NYICFF Review: My Life in Versailles is a charming collection of tiny tales

My Life in Versailles started as a short film back in 2019, about a young girl who goes to live with her uncle, a former dancer who is now a custodian/groundskeeper at the historical French palace. That short became a 6-episode TV series, which has now been adapted into a supremely charming feature adaptation which held its US premiere yesterday at the New York International Children's Film Festival.

That you can feel its origins is, for me, one of the film's strengths. My Life in Versailles moves along at such a breezy clip as it moves from episode to episode. You can pretty much feel where one ends and the next begins. Now it's the Christmas episode. Now it's the school play episode. And so on and so forth. The film is a collection of little plots, each one cute and sweet and with good lessons to learn. Taken together, they form a nice narrative framework for the more compelling character arc Violette goes through.


Violette becomes a ward of the state, and then moves in with uncle Regis, following her parents' death in a terrorist attack. That's a heavy burden for a child to carry, a tremendous loss. Obviously, it leads to her lashing out. She calls her uncle stinky, regularly runs away from school, and declares that she wants to live with her grandparents instead. Of course, she softens as she and Regis start to learn how their lives might more easily fit together. So much of the film ties back to a sort of re-discovery of childhood for Violette. She carries a lot of anxiety and dread, and finds herself fretting over the problems of the adults in her life, especially Regis. For his part, her uncle wants her to let go of those worries, and to just focus on the goal of growing up.

Which she does, in fits and starts, over the course of the film. Violette is headstrong and smart, and it's a joy to watch her start to let her guard down, and to let love in. During one particularly memorable sequence, the ghost of Louis XIV tells her that the way to combat the sadness of loss is through love. Violette seems to really take this to heart, as she bonds with Regis, her friends, other employees at Versailles, and an adorable mouse who lives in her bedroom wall.

My Life in Versailles is so beautiful to look at. The line work has an elegant simplicity to it, bringing this world and these characters to life so sweetly and artfully. It looks like illustrations from a children's book or a magazine come to life, with extremely well-defined characters and rougher, unfussy details in the backgrounds. 

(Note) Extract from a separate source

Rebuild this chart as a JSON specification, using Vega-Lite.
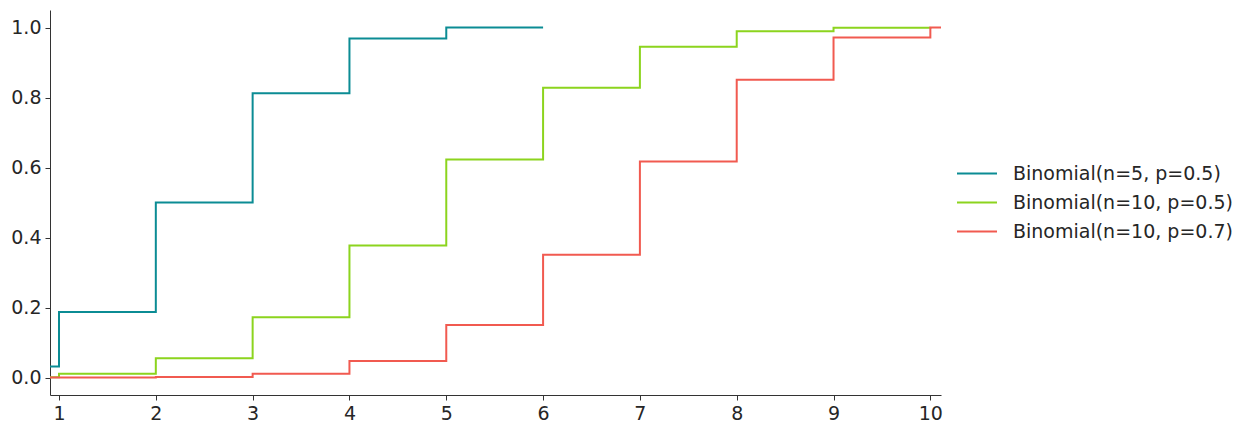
{
  "$schema": "https://vega.github.io/schema/vega-lite/v6.json",
  "width": 891,
  "height": 385,
  "autosize": {"type": "none"},
  "padding": {"left": 50, "top": 10, "right": 308, "bottom": 39},
  "background": "white",
  "config": {
    "font": "DejaVu Sans",
    "view": {"stroke": null},
    "axis": {
      "grid": false,
      "domainColor": "#333333",
      "tickColor": "#333333",
      "tickSize": 5,
      "labelColor": "#262626",
      "labelFontSize": 19,
      "labelPadding": 4,
      "title": null
    }
  },
  "data": {
    "values": [
      {"k": 0, "cdf": 0.03125, "dist": "Binomial(n=5, p=0.5)"},
      {"k": 1, "cdf": 0.1875, "dist": "Binomial(n=5, p=0.5)"},
      {"k": 2, "cdf": 0.5, "dist": "Binomial(n=5, p=0.5)"},
      {"k": 3, "cdf": 0.8125, "dist": "Binomial(n=5, p=0.5)"},
      {"k": 4, "cdf": 0.96875, "dist": "Binomial(n=5, p=0.5)"},
      {"k": 5, "cdf": 1.0, "dist": "Binomial(n=5, p=0.5)"},
      {"k": 6, "cdf": 1.0, "dist": "Binomial(n=5, p=0.5)"},
      {"k": 0, "cdf": 0.000977, "dist": "Binomial(n=10, p=0.5)"},
      {"k": 1, "cdf": 0.010742, "dist": "Binomial(n=10, p=0.5)"},
      {"k": 2, "cdf": 0.054688, "dist": "Binomial(n=10, p=0.5)"},
      {"k": 3, "cdf": 0.171875, "dist": "Binomial(n=10, p=0.5)"},
      {"k": 4, "cdf": 0.376953, "dist": "Binomial(n=10, p=0.5)"},
      {"k": 5, "cdf": 0.623047, "dist": "Binomial(n=10, p=0.5)"},
      {"k": 6, "cdf": 0.828125, "dist": "Binomial(n=10, p=0.5)"},
      {"k": 7, "cdf": 0.945313, "dist": "Binomial(n=10, p=0.5)"},
      {"k": 8, "cdf": 0.989258, "dist": "Binomial(n=10, p=0.5)"},
      {"k": 9, "cdf": 0.999023, "dist": "Binomial(n=10, p=0.5)"},
      {"k": 10, "cdf": 1.0, "dist": "Binomial(n=10, p=0.5)"},
      {"k": 0, "cdf": 0.000006, "dist": "Binomial(n=10, p=0.7)"},
      {"k": 1, "cdf": 0.000144, "dist": "Binomial(n=10, p=0.7)"},
      {"k": 2, "cdf": 0.00159, "dist": "Binomial(n=10, p=0.7)"},
      {"k": 3, "cdf": 0.010592, "dist": "Binomial(n=10, p=0.7)"},
      {"k": 4, "cdf": 0.047349, "dist": "Binomial(n=10, p=0.7)"},
      {"k": 5, "cdf": 0.150268, "dist": "Binomial(n=10, p=0.7)"},
      {"k": 6, "cdf": 0.350389, "dist": "Binomial(n=10, p=0.7)"},
      {"k": 7, "cdf": 0.617172, "dist": "Binomial(n=10, p=0.7)"},
      {"k": 8, "cdf": 0.850717, "dist": "Binomial(n=10, p=0.7)"},
      {"k": 9, "cdf": 0.971752, "dist": "Binomial(n=10, p=0.7)"},
      {"k": 10, "cdf": 1.0, "dist": "Binomial(n=10, p=0.7)"},
      {"k": 11, "cdf": 1.0, "dist": "Binomial(n=10, p=0.7)"}
    ]
  },
  "mark": {"type": "line", "interpolate": "step-after", "strokeWidth": 2, "clip": true},
  "encoding": {
    "x": {
      "field": "k",
      "type": "quantitative",
      "scale": {"domain": [0.907, 10.11], "nice": false, "zero": false},
      "axis": {"values": [1, 2, 3, 4, 5, 6, 7, 8, 9, 10], "format": "d"}
    },
    "y": {
      "field": "cdf",
      "type": "quantitative",
      "scale": {"domain": [-0.05, 1.05], "nice": false, "zero": false},
      "axis": {"values": [0, 0.2, 0.4, 0.6, 0.8, 1.0], "format": ".1f"}
    },
    "color": {
      "field": "dist",
      "type": "nominal",
      "sort": ["Binomial(n=5, p=0.5)", "Binomial(n=10, p=0.5)", "Binomial(n=10, p=0.7)"],
      "scale": {"range": ["#0b8c94", "#8cd41e", "#f15a50"]},
      "legend": {
        "title": null,
        "orient": "none",
        "legendX": 906,
        "legendY": 149,
        "symbolType": "stroke",
        "symbolSize": 1600,
        "symbolStrokeWidth": 2,
        "labelFontSize": 19,
        "labelLimit": 0,
        "labelColor": "#262626",
        "labelOffset": 15,
        "clipHeight": 29,
        "rowPadding": 0
      }
    }
  }
}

It's also just such a wonderful setting for a story. It taps into your inner child to watch Violette wander the vast gardens or ride her bike through the nighttime halls of the palace. As someone who proposed in the gardens at Versailles, I was very happy to spend time these via this animated avenue.


One of the film's thematic threads is the ways we look back and look ahead. Violette and her best friend, Malcom, are obsessed with Egyptian mythology. Olga, one of the other caretakers at Versailles, talks about her her work serves History, a sentiment that deeply resonates with Violette. Regis spends time looking back on his days as a dancer, when he was young and his body worked properly. It feels like a lifetime ago. And, of course, much time is spent reminiscing about Violette's late parents, gone too soon.

All of these people and forces and events that came before form the world in which Violette now lives, struggles, and excels. It's a miracle the world exists as it does right now, with all of the pieces on the board in this exact arrangement. For Violette, there are surely things she wishes she could change, but with her curious mind and ever-opening heart, she realizes that her life at Versailles is one that's pretty magical, and that's she's lucky to be there. I feel lucky to have gotten to bear witness.